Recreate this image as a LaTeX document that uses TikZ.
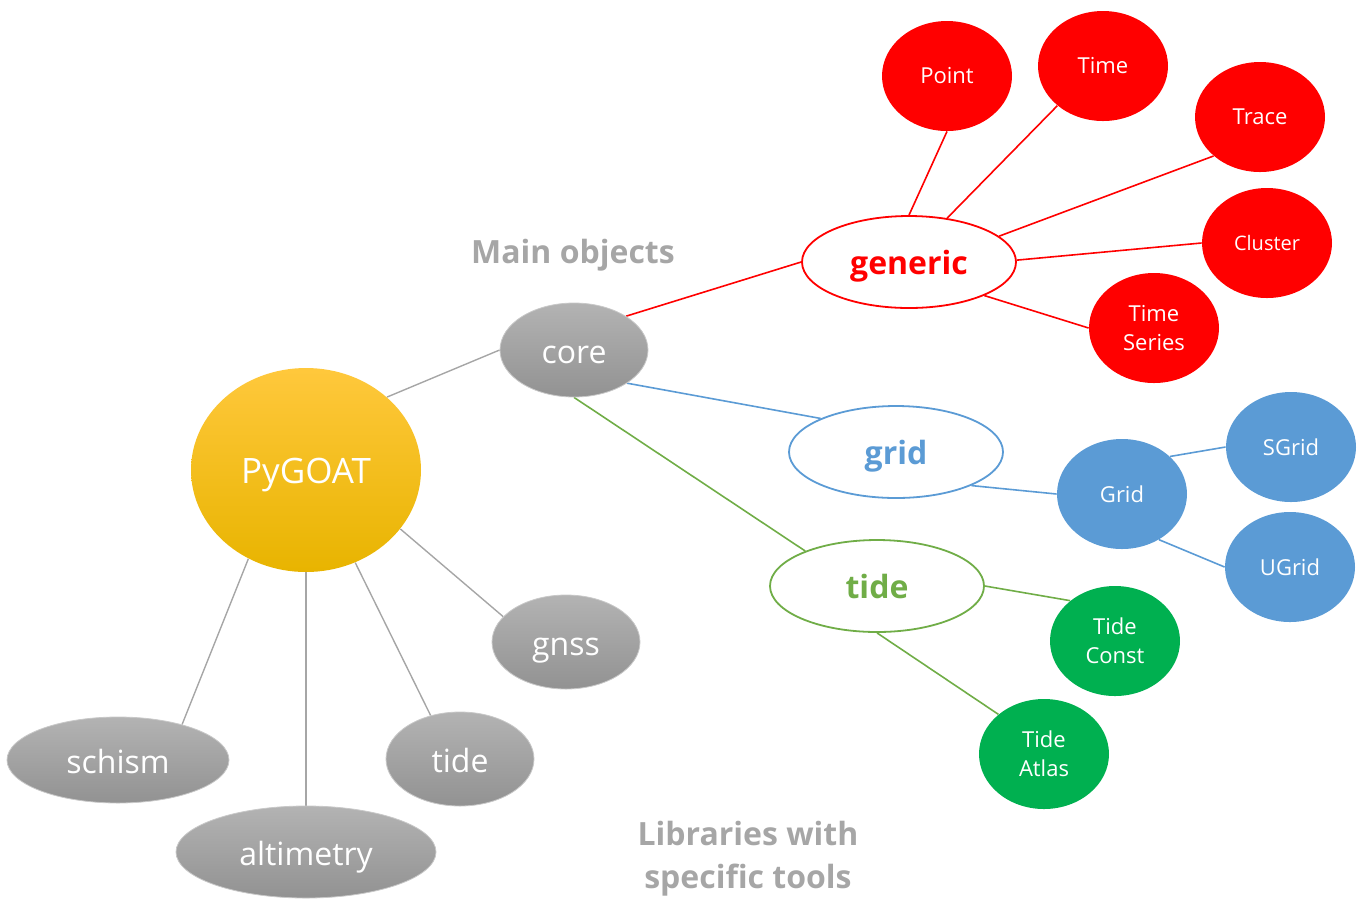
\documentclass[tikz,border=0pt]{standalone}
\usepackage{fontspec}
\setmainfont{Open Sans}
\usetikzlibrary{shapes.geometric,backgrounds}
\definecolor{gtop}{HTML}{B3B3B3}
\definecolor{gbot}{HTML}{929292}
\definecolor{gedge}{HTML}{C8C8C8}
\definecolor{ytop}{HTML}{FFC83C}
\definecolor{ymid}{HTML}{FFC300}
\definecolor{ybot}{HTML}{E8B400}
\definecolor{lgray}{HTML}{A6A6A6}
\definecolor{myred}{HTML}{FF0000}
\definecolor{myblue}{HTML}{5B9BD5}
\definecolor{mygreen}{HTML}{00B050}
\definecolor{lgreen}{HTML}{70AD47}
\tikzset{
  rootnode/.style={ellipse, inner sep=0pt, minimum width=115pt, minimum height=102pt,
    top color=ytop, middle color=ymid, bottom color=ybot, text=white,
    text height=13pt, text depth=0pt,
    font=\fontsize{17.5}{21}\selectfont},
  libnode/.style={ellipse, inner sep=0pt, minimum width=74pt, minimum height=47pt,
    top color=gtop, bottom color=gbot, draw=gedge, line width=0.4pt, text=white,
    text height=13pt, text depth=0pt,
    font=\fontsize{16}{19}\selectfont},
  catnode/.style={ellipse, inner sep=0pt, minimum width=107pt, minimum height=46pt,
    fill=white, line width=0.9pt, text height=12.5pt, text depth=0pt,
    font=\bfseries\fontsize{16}{19}\selectfont},
  leafnode/.style={ellipse, inner sep=0pt, minimum width=65pt, minimum height=55pt,
    text=white, align=center, font=\fontsize{11}{14.5}\selectfont},
  redleaf/.style={leafnode, fill=myred},
  blueleaf/.style={leafnode, fill=myblue},
  greenleaf/.style={leafnode, fill=mygreen},
  glink/.style={draw=lgray, line width=0.7pt},
  rlink/.style={draw=myred, line width=0.8pt},
  blink/.style={draw=myblue, line width=0.8pt},
  grlink/.style={draw=lgreen, line width=0.8pt},
  caption/.style={text=lgray, align=center, font=\bfseries\fontsize{16}{21.5}\selectfont}
}
\begin{document}
\begin{tikzpicture}[x=0.5pt,y=-0.5pt]
\useasboundingbox (0,0) rectangle (1366,902);
% main
\node[rootnode] (pygoat) at (306,470) {PyGOAT};
\node[libnode] (core) at (574,350) {core};
\node[libnode] (gnss) at (566,642) {gnss};
\node[libnode] (tidelib) at (460,759) {tide};
\node[libnode, minimum width=111pt, minimum height=43pt] (schism) at (118,760) {schism};
\node[libnode, minimum width=130pt, minimum height=46pt] (alti) at (306,852) {altimetry};
% categories
\node[catnode, draw=myred, text=myred] (generic) at (909,262) {generic};
\node[catnode, draw=myblue, text=myblue] (grid) at (896,452) {grid};
\node[catnode, draw=lgreen, text=lgreen] (tide) at (877,586) {tide};
% leaves
\node[redleaf] (point) at (947,76) {Point};
\node[redleaf] (time) at (1103,66) {Time};
\node[redleaf] (trace) at (1260,117) {Trace};
\node[redleaf, font=\fontsize{10}{13}\selectfont] (cluster) at (1267,243) {Cluster};
\node[redleaf] (tseries) at (1154,328) {Time\\Series};
\node[blueleaf] (gridc) at (1122,494) {Grid};
\node[blueleaf] (sgrid) at (1291,447) {SGrid};
\node[blueleaf] (ugrid) at (1290,567) {UGrid};
\node[greenleaf] (tconst) at (1115,641) {Tide\\Const};
\node[greenleaf] (tatlas) at (1044,754) {Tide\\Atlas};
% captions
\node[caption] (mainobj) at (573,255) {Main objects};
\node[caption] (libs) at (748,859) {Libraries with\\specific tools};
% links
\begin{scope}[on background layer]
\draw[glink] (pygoat.42) -- (core.180);
\draw[glink] (pygoat.-32) -- (gnss.158);
\draw[glink] (pygoat.-62) -- (tidelib.124);
\draw[glink] (pygoat.-90) -- (alti.90);
\draw[glink] (pygoat.237) -- (schism.29);
\draw[rlink] (core.33) -- (generic.180);
\draw[blink] (core.-32) -- (grid.156);
\draw[grlink] (core.-90) -- (tide.154);
\draw[rlink] (generic.90) -- (point.-90);
\draw[rlink] (generic.49) -- (time.221);
\draw[rlink] (generic.16) -- (trace.220);
\draw[rlink] (generic.1) -- (cluster.180);
\draw[rlink] (generic.-24) -- (tseries.180);
\draw[blink] (grid.-24) -- (gridc.180);
\draw[blink] (gridc.38) -- (sgrid.180);
\draw[blink] (gridc.-51) -- (ugrid.180);
\draw[grlink] (tide.0) -- (tconst.138);
\draw[grlink] (tide.-90) -- (tatlas.139);
\end{scope}
\end{tikzpicture}
\end{document}
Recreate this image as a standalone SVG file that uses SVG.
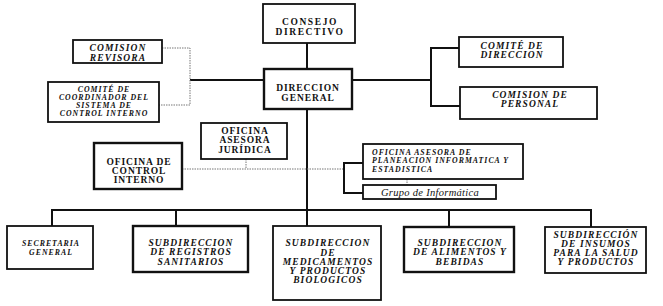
<svg xmlns="http://www.w3.org/2000/svg" width="663" height="306" viewBox="0 0 663 306">
<style>
.box{fill:#fff;stroke:#111;stroke-width:1.8}
.thick{stroke-width:2.4}
.ln{fill:none;stroke:#111;stroke-width:2}
.dot{fill:none;stroke:#777;stroke-width:1;stroke-dasharray:1.5 1}
text{font-family:"Liberation Serif","Times New Roman",serif;font-weight:bold;fill:#111;text-anchor:middle}
.n{font-size:9.5px;letter-spacing:0.9px}
.w{letter-spacing:1.6px}
.i{font-size:9.5px;font-style:italic;letter-spacing:1.1px}
.s{font-size:7.8px;font-style:italic;letter-spacing:1px}
.g{font-size:10.5px;font-style:italic;font-weight:normal;letter-spacing:0.3px}
</style>
<g id="connectors">
<path class="ln" d="M307 43V226"/>
<path class="ln" d="M190 80H264"/>
<path class="dot" d="M162 48H190V105H159"/>
<path class="ln" d="M352 80H431M459 48H431V106H460"/>
<path class="dot" d="M182 169H344M246 159V169M407 179V185"/>
<path class="ln" d="M363 163H344V193H363"/>
<path class="ln" d="M52 226V210H591V227M176 210V226M449 210V227"/>
</g>
<g id="consejo"><rect class="box" x="263" y="4" width="92" height="39"/><text class="n w" x="310" y="25">CONSEJO</text><text class="n w" x="310" y="35">DIRECTIVO</text></g>
<g id="direccion"><rect class="box thick" x="264" y="69" width="88" height="40"/><text class="n" x="308" y="91">DIRECCION</text><text class="n" x="308" y="101">GENERAL</text></g>
<g id="revisora"><rect class="box" x="73" y="40" width="89" height="23"/><text class="i" x="118" y="51">COMISION</text><text class="i" x="118" y="61">REVISORA</text></g>
<g id="coordinador"><rect class="box" x="48" y="82" width="111" height="40"/><text class="s" x="104" y="92">COMITÉ DE</text><text class="s" x="104" y="100">COORDINADOR DEL</text><text class="s" x="104" y="108">SISTEMA DE</text><text class="s" x="104" y="116">CONTROL INTERNO</text></g>
<g id="comite-direccion"><rect class="box" x="459" y="37" width="104" height="30"/><text class="i" x="512" y="49">COMITÉ  DE</text><text class="i" x="512" y="58">DIRECCION</text></g>
<g id="comision-personal"><rect class="box" x="460" y="87" width="137" height="32"/><text class="i" x="530" y="98">COMISION DE</text><text class="i" x="530" y="107">PERSONAL</text></g>
<g id="juridica"><rect class="box" x="201" y="123" width="86" height="36"/><text class="n" x="245" y="134">OFICINA</text><text class="n" x="245" y="143">ASESORA</text><text class="n" x="245" y="153">JURÍDICA</text></g>
<g id="control-interno"><rect class="box thick" x="94" y="143" width="88" height="46"/><text class="n" x="139" y="165">OFICINA DE</text><text class="n" x="139" y="174">CONTROL</text><text class="n" x="139" y="183">INTERNO</text></g>
<g id="planeacion"><rect class="box" x="363" y="144" width="160" height="35"/><text class="s" x="372" y="155" style="text-anchor:start">OFICINA ASESORA DE</text><text class="s" x="372" y="163" style="text-anchor:start">PLANEACION INFORMATICA Y</text><text class="s" x="372" y="172" style="text-anchor:start">ESTADISTICA</text></g>
<g id="informatica"><rect class="box" x="363" y="185" width="133" height="14"/><text class="g" x="430" y="196">Grupo de Informática</text></g>
<g id="secretaria"><rect class="box" x="7" y="226" width="86" height="43"/><text class="s" x="51" y="246">SECRETARIA</text><text class="s" x="51" y="255">GENERAL</text></g>
<g id="registros"><rect class="box thick" x="133" y="226" width="115" height="46"/><text class="i" x="191" y="246">SUBDIRECCION</text><text class="i" x="191" y="255">DE REGISTROS</text><text class="i" x="191" y="265">SANITARIOS</text></g>
<g id="medicamentos"><rect class="box" x="273" y="226" width="108" height="74"/><text class="i" x="328" y="246">SUBDIRECCION</text><text class="i" x="328" y="256">DE</text><text class="i" x="328" y="265">MEDICAMENTOS</text><text class="i" x="328" y="274">Y PRODUCTOS</text><text class="i" x="328" y="283">BIOLOGICOS</text></g>
<g id="alimentos"><rect class="box thick" x="404" y="227" width="110" height="45"/><text class="i" x="460" y="246">SUBDIRECCION</text><text class="i" x="460" y="255">DE ALIMENTOS Y</text><text class="i" x="460" y="265">BEBIDAS</text></g>
<g id="insumos"><rect class="box" x="545" y="227" width="101" height="46"/><text class="i" x="596" y="238">SUBDIRECCIÓN</text><text class="i" x="596" y="247">DE  INSUMOS</text><text class="i" x="596" y="256">PARA LA SALUD</text><text class="i" x="596" y="265">Y PRODUCTOS</text></g>
</svg>
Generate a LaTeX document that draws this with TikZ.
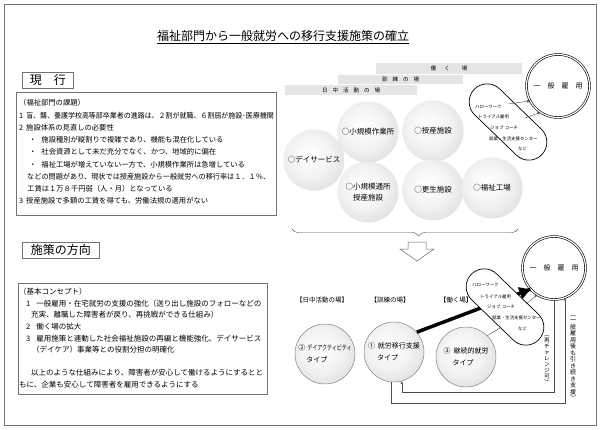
\documentclass[tikz,border=0pt]{standalone}
\usepackage{fontspec}
\setmainfont{Noto Sans CJK JP}
\usepackage{graphicx}
\usetikzlibrary{arrows.meta,shapes.misc,decorations.pathreplacing,calc}
\pgfdeclareradialshading{softball}{\pgfpoint{-5bp}{5bp}}{color(0bp)=(white); color(18bp)=(white!95!black); color(44bp)=(white!80!black); color(62bp)=(white!77!black)}
\newcommand\myfs[2]{\fontsize{#1}{#2}\selectfont}
\begin{document}
\begin{tikzpicture}[x=1pt,y=-1pt,
  frame/.style={draw=black!55, line width=0.8pt},
  panel/.style={draw=black!55, line width=0.6pt, inner sep=0pt, anchor=north west},
  headbox/.style={draw=black!55, line width=0.6pt, inner sep=0pt, anchor=north west, minimum height=16pt, font=\myfs{12}{12}},
  bodytext/.style={inner sep=0pt, anchor=north west, align=left},
  band/.style={fill=black!10, inner sep=0pt, anchor=north west, font=\myfs{5.5}{5.5}},
  topball/.style={circle, shade, shading=softball, inner sep=0pt, minimum size=61pt, font=\myfs{7.5}{11}, align=center},
  botball/.style={circle, shade, shading=softball, draw=black!50, line width=0.5pt, inner sep=0pt, minimum size=60pt, font=\myfs{7}{12}, align=left},
  goal/.style={circle, draw=black, line width=0.6pt, double=white, double distance=1.2pt, minimum size=63pt, inner sep=0pt, font=\myfs{7}{7}},
  pill/.style={rounded rectangle, draw=black, line width=0.7pt, fill=white, minimum width=94pt, minimum height=36pt, inner sep=0pt},
  pilltext/.style={inner sep=0pt, anchor=west, font=\myfs{4.4}{4.4}},
  thinline/.style={draw=black!70, line width=0.4pt},
  thinarrow/.style={draw=black!70, line width=0.4pt, -{Stealth[length=3pt,width=2.6pt]}},
  bigarrow/.style={line width=3.5pt, -{Triangle[length=11pt,width=12pt]}},
  place/.style={inner sep=0pt, font=\myfs{6.5}{6.5}},
  vtext/.style={inner sep=0pt, align=center}
]
\useasboundingbox (0,0) rectangle (600,429);
\fill[white] (0,0) rectangle (600,429);
\draw[frame] (4,4) rectangle (596,425);

% title
\node[inner sep=0pt, font=\myfs{12}{12}] (title) at (283,36) {福祉部門から一般就労への移行支援施策の確立};
\draw[line width=0.6pt] ([yshift=-1.5pt]title.south west) -- ([yshift=-1.5pt]title.south east);

% left headings and panels
\node[headbox, minimum width=51pt] (h1) at (22,72) {現　行};
\node[panel, minimum width=260pt, minimum height=123pt] (p1) at (16,92) {};
\node[bodytext, font=\myfs{7.3}{12.25}] (t1) at (19,99.4) {%
（福祉部門の課題）\\
1\hspace{3pt}\scalebox{0.955}[1]{盲、聾、養護学校高等部卒業者の進路は、２割が就職、６割弱が施設･医療機関}\\
2\hspace{3pt}施設体系の見直しの必要性\\
\hspace*{10pt}・\hspace{5pt}施設種別が縦割りで複雑であり、機能も混在化している\\
\hspace*{10pt}・\hspace{5pt}社会資源として未だ充分でなく、かつ、地域的に偏在\\
\hspace*{10pt}・\hspace{5pt}福祉工場が増えていない一方で、小規模作業所は急増している\\
\hspace*{8pt}\scalebox{0.98}[1]{などの問題があり、現状では授産施設から一般就労への移行率は１．１％、}\\
\hspace*{8pt}工賃は１万８千円弱（人・月）となっている\\
3\hspace{3pt}授産施設で多額の工賃を得ても、労働法規の適用がない};

\node[headbox, minimum width=77pt] (h2) at (22,242) {施策の方向};
\node[panel, minimum width=249pt, minimum height=111pt] (p2) at (18,283) {};
\node[bodytext, font=\myfs{7.5}{11.6}] (t2) at (19,288) {%
（基本コンセプト）\\
\hspace*{7pt}1\hspace{6pt}一般雇用・在宅就労の支援の強化（送り出し施設のフォローなどの\\
\hspace*{12pt}充実、離職した障害者が戻り、再挑戦ができる仕組み）\\
\hspace*{7pt}2\hspace{6pt}働く場の拡大\\
\hspace*{7pt}3\hspace{6pt}雇用施策と連動した社会福祉施設の再編と機能強化、デイサービス\\
\hspace*{13pt}（デイケア）事業等との役割分担の明確化\\
\mbox{}\\
\hspace*{12pt}以上のような仕組みにより、障害者が安心して働けるようにするとと\\
もに、企業も安心して障害者を雇用できるようにする};

% top right: bands
\node[band, minimum width=146pt, minimum height=11pt] (bw) at (376,63) {働\hskip8pt く\hskip12pt 場};
\node[band, minimum width=125pt, minimum height=9pt] (bk) at (338,75) {訓\hskip5pt 練\hskip5pt の\hskip5pt 場};
\node[band, minimum width=132pt, minimum height=10pt] (bn) at (285,85) {日\hskip5pt 中\hskip5pt 活\hskip5pt 動\hskip5pt の\hskip5pt 場};

% top circles
\node[topball] (ds) at (314,160) {○デイサービス};
\node[topball] (sk) at (368,132) {○小規模作業所};
\node[topball] (js) at (433,131) {○授産施設};
\node[topball] (st) at (368,192) {○小規模通所\\授産施設};
\node[topball] (ks) at (433,190) {○更生施設};
\node[topball] (fk) at (492,188) {○福祉工場};

% top support pill
\node[pill, rotate=-44] (pt) at (508,122) {};
\node[pilltext] (pt1) at (475,107) {ハローワーク};
\node[pilltext] (pt2) at (478,117) {トライアル雇用};
\node[pilltext] (pt3) at (490,128) {ジョブ\hspace{1.5pt}コーチ};
\node[pilltext] (pt4) at (489,139) {就業・生活支援センター};
\node[pilltext] (pt5) at (518,149) {など};

% top goal
\node[goal] (g1) at (558,86) {一\hskip7pt 般\hskip7pt 雇\hskip7pt 用};
\coordinate (pa1) at (508,104);
\coordinate (pa2) at (525,118);
\draw[thinarrow] (pa1) -- (g1.208);
\draw[thinarrow] (pa2) -- (g1.236);

% brace and hollow arrow
\coordinate (bl) at (292,229);
\coordinate (br) at (518,229);
\draw[thinline, decorate, decoration={brace, amplitude=7pt, aspect=0.56, mirror}] (bl) -- (br);
\draw[draw=black!60, fill=white, line width=0.5pt] (408,242) -- (426,242) -- (426,249) -- (434,249) -- (417,261) -- (400,249) -- (408,249) -- cycle;

% bottom section
\node[place] (l2) at (322,300) {【日中活動の場】};
\node[place] (l1) at (390,300) {【訓練の場】};
\node[place] (l3) at (456,300) {【働く場】};

\node[botball] (c2) at (325,354) {②\hspace{2pt}\scalebox{0.72}[1]{デイアクティビティ}\\\hspace*{8pt}タイプ};
\node[botball] (c1) at (394,352) {①\hspace{3pt}就労移行支援\\\hspace*{9pt}タイプ};
\node[botball] (c3) at (466,357) {③\hspace{3pt}継続的就労\\\hspace*{9pt}タイプ};

\node[goal] (g2) at (554,268) {一\hskip7pt 般\hskip7pt 雇\hskip7pt 用};

\draw[line width=3.5pt] (c1.41) -- (g2.222);

\node[pill, rotate=-44] (pb) at (505,307) {};
\node[pilltext] (pb1) at (472,285) {ハローワーク};
\node[pilltext] (pb2) at (480,297) {トライアル雇用};
\node[pilltext] (pb3) at (487,307) {ジョブ\hspace{1.5pt}コーチ};
\node[pilltext] (pb4) at (492,318) {就業・生活支援センター};
\node[pilltext] (pb5) at (518,329) {など};

\draw[bigarrow] ($(c1.41)!0.9!(g2.222)$) -- (g2.222);

\coordinate (pbc) at (500,328);
\draw[thinline] (c3.45) -- (pbc);
\coordinate (pbt) at (526,304);
\draw[thinarrow] (pbt) -- (g2.238);

% return loops
\coordinate (r1) at (0,392);
\coordinate (r2) at (0,403);
\draw[thinarrow] (g2.south) -- (g2.south |- r1) -| (c1.-75);
\draw[thinarrow] (c1.-95) -- (c1.-95 |- r2) -| (g2.-70);

% vertical labels
\node[vtext, font=\myfs{5.6}{5.9}] (v1) at (547,360) {︵\\再\\チ\\ャ\\レ\\ン\\ジ\\可\\︶};
\node[vtext, font=\myfs{6}{6.5}] (v2) at (573,358) {︵\\一\\般\\雇\\用\\後\\も\\引\\き\\続\\き\\支\\援\\︶};
\end{tikzpicture}
\end{document}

+ + + + +

Aim - Review the material and copy each line in which the word "this" appears.

Exercise response -
Recreate this image as a LaTeX document that uses TikZ.
Recreate this image as a standalone SVG file that uses SVG.
Generate a LaTeX document that draws this with TikZ.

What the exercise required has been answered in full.